◆ Work instructions:
A line counts if it contains the string "chart"; say how many such lines there are, giving only the number.

::: Data provided

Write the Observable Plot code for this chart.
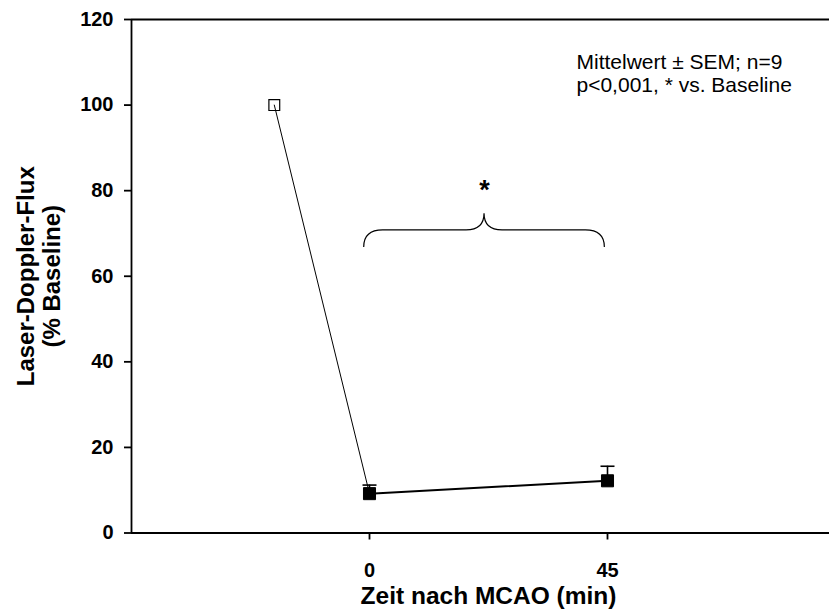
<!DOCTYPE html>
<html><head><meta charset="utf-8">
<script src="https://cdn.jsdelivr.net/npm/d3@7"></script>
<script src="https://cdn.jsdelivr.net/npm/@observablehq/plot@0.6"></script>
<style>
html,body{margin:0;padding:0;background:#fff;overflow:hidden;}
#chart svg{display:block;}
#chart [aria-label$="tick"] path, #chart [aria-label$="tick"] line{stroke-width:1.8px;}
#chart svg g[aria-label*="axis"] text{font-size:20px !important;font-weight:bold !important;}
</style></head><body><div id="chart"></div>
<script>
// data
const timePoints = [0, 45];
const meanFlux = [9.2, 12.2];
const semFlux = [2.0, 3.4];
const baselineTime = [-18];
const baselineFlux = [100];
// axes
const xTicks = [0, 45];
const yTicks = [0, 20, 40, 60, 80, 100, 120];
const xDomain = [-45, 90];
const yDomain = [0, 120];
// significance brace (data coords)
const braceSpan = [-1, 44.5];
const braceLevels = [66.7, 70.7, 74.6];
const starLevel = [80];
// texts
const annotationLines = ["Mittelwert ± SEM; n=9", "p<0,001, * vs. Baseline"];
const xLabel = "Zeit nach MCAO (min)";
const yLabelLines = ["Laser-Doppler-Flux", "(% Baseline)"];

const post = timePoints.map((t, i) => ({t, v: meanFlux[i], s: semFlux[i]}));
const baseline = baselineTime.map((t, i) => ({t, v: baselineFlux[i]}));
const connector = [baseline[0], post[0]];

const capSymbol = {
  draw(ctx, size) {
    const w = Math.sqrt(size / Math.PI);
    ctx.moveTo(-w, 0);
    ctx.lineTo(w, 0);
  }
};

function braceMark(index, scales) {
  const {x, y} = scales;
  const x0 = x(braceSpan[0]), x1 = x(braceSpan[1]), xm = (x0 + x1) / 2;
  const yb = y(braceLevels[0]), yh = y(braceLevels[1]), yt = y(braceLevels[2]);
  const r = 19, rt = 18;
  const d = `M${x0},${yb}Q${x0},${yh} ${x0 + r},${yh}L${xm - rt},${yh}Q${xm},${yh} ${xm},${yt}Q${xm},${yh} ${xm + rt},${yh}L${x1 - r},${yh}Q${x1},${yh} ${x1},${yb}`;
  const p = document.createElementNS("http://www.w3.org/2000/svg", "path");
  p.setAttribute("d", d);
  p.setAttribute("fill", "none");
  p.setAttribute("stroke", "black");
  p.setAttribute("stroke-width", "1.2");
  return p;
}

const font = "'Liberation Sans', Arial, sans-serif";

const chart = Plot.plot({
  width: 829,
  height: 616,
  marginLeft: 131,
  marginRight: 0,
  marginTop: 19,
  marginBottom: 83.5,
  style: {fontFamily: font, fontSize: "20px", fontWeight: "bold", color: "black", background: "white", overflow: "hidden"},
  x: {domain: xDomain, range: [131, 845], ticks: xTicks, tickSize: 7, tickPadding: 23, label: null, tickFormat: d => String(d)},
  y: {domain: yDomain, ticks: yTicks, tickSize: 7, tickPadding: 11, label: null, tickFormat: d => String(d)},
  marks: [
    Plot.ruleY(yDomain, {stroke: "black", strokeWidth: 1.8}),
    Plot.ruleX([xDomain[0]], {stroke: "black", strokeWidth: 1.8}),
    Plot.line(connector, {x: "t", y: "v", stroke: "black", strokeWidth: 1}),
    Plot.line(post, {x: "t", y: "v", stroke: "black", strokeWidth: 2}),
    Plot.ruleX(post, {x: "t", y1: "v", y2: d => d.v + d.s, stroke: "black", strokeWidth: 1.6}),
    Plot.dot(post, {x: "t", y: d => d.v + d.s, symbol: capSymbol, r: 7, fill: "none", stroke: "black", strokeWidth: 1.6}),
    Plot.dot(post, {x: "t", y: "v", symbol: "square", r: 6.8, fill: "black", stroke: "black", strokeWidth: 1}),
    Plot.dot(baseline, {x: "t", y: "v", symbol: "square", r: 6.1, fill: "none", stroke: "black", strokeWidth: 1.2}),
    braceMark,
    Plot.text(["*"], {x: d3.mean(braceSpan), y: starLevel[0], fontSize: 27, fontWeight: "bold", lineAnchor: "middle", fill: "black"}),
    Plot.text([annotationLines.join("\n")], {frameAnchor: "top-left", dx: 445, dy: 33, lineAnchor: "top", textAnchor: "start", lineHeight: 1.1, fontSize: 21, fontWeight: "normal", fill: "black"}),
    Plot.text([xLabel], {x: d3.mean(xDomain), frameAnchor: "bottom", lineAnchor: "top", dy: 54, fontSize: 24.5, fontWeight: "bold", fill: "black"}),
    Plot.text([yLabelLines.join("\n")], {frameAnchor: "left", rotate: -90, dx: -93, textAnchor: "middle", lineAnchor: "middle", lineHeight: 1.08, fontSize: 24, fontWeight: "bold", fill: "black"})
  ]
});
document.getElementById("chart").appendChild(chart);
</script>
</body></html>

::::::

◆ Solution for this problem:
7